Although Clark lost the recent election, her dignified exit as leader of her losing party should be a lesson for Chaudhry who declined to step down despite losing two consecutive general elections. And to those Indo-Fijians in New Zealand who might have responded to Bainimarama’s call to vote against Clark, whom he accused of wanting to be the “Queen of the Pacific”, they forgot that it was not Bainimarama but Clark who stood up for Indo-Fijian and Chaudhry’s birth and democratic right to govern Fiji after the High Court had ruled in 2001 in favour of the Chaudhry government.
In his message to NZ Indo-Fijians, Bainimarama told them recently: “She (Clark) never understood what is happening in Fiji, and she will never want to understand what’s happening in Fiji.

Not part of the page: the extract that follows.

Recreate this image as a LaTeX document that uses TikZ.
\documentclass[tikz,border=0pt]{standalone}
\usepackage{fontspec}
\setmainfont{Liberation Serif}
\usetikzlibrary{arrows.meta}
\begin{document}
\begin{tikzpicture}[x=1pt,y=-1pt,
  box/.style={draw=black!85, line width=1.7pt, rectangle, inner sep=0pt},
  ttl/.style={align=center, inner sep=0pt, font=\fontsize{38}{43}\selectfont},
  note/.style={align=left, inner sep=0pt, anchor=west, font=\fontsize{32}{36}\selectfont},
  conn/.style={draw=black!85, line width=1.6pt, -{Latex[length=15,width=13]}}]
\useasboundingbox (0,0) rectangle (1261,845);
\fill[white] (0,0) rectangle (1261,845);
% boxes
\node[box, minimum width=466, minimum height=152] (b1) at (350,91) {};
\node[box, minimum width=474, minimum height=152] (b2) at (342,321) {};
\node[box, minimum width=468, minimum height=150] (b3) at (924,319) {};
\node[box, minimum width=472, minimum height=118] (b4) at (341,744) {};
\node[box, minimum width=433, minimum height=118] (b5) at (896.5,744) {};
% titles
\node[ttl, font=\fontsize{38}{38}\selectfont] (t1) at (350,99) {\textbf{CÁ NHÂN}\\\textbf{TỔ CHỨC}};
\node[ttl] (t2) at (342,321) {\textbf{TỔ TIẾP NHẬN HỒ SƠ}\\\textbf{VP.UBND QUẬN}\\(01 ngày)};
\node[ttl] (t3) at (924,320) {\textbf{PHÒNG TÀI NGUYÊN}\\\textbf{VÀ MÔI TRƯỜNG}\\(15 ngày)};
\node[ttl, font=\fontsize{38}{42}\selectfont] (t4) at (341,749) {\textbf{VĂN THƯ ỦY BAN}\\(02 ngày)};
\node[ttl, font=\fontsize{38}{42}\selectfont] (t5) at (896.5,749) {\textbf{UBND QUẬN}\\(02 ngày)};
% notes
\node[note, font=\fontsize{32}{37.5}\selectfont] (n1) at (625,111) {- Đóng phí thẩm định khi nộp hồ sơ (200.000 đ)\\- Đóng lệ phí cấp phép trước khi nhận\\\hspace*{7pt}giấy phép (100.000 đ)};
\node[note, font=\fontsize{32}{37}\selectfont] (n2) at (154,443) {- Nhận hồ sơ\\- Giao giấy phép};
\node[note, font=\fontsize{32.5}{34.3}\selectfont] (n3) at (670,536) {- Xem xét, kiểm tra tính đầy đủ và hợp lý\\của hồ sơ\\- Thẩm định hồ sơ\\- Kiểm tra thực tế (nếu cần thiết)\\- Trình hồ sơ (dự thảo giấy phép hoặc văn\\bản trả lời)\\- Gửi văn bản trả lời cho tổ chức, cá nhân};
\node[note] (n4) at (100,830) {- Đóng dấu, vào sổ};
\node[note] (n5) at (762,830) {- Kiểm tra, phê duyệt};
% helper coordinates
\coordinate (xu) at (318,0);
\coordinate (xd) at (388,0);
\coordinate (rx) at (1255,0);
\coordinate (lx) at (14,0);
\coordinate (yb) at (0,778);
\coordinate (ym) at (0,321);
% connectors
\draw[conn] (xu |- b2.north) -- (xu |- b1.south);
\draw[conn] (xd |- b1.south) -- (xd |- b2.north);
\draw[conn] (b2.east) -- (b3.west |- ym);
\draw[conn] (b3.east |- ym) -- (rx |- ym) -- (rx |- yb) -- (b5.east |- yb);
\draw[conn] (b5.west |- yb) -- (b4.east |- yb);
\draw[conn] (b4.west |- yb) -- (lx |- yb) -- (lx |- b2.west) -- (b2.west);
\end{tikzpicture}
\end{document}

All she wants is this grand idea of being lady of the Pacific and she has been very vocal against Fiji and what we have been trying to fight for, which is equality for everyone is Fiji.”
Bainimarama is wrong. Clark always understood Fiji. Her unwavering response to the 2006 coup had been consistent with her opposition to the Speight coup. Even Chaudhry had pointed out in the FLP’s “Activities Report 1999-2001: “New Zealand Prime Minister Helen Clarke denounced Speight as a failed businessman, crook and fraud who was to have appeared in court that day to answer to charges of fraud.”
In a cruel twist of irony, although Clark had failed to restore Chaudhry as Prime Minister of Fiji after the 2001 High Court judgment, she supported another descendant of Indian indentured labourer, the New Zealand born Anand Satyanand, become the Governor-General of New Zealand in August 2006. He was appointed by Elizabeth 11, Queen of England and New Zealand, on the advice of Prime Minister Clark.
Long live the championing “Queen of Democracy in the South Pacific” – Helen Elizabeth Clark. We hope your fight for democracy and human rights will continue to be ring aloud worldwide. Thank you for standing up against the coup culture in Fiji.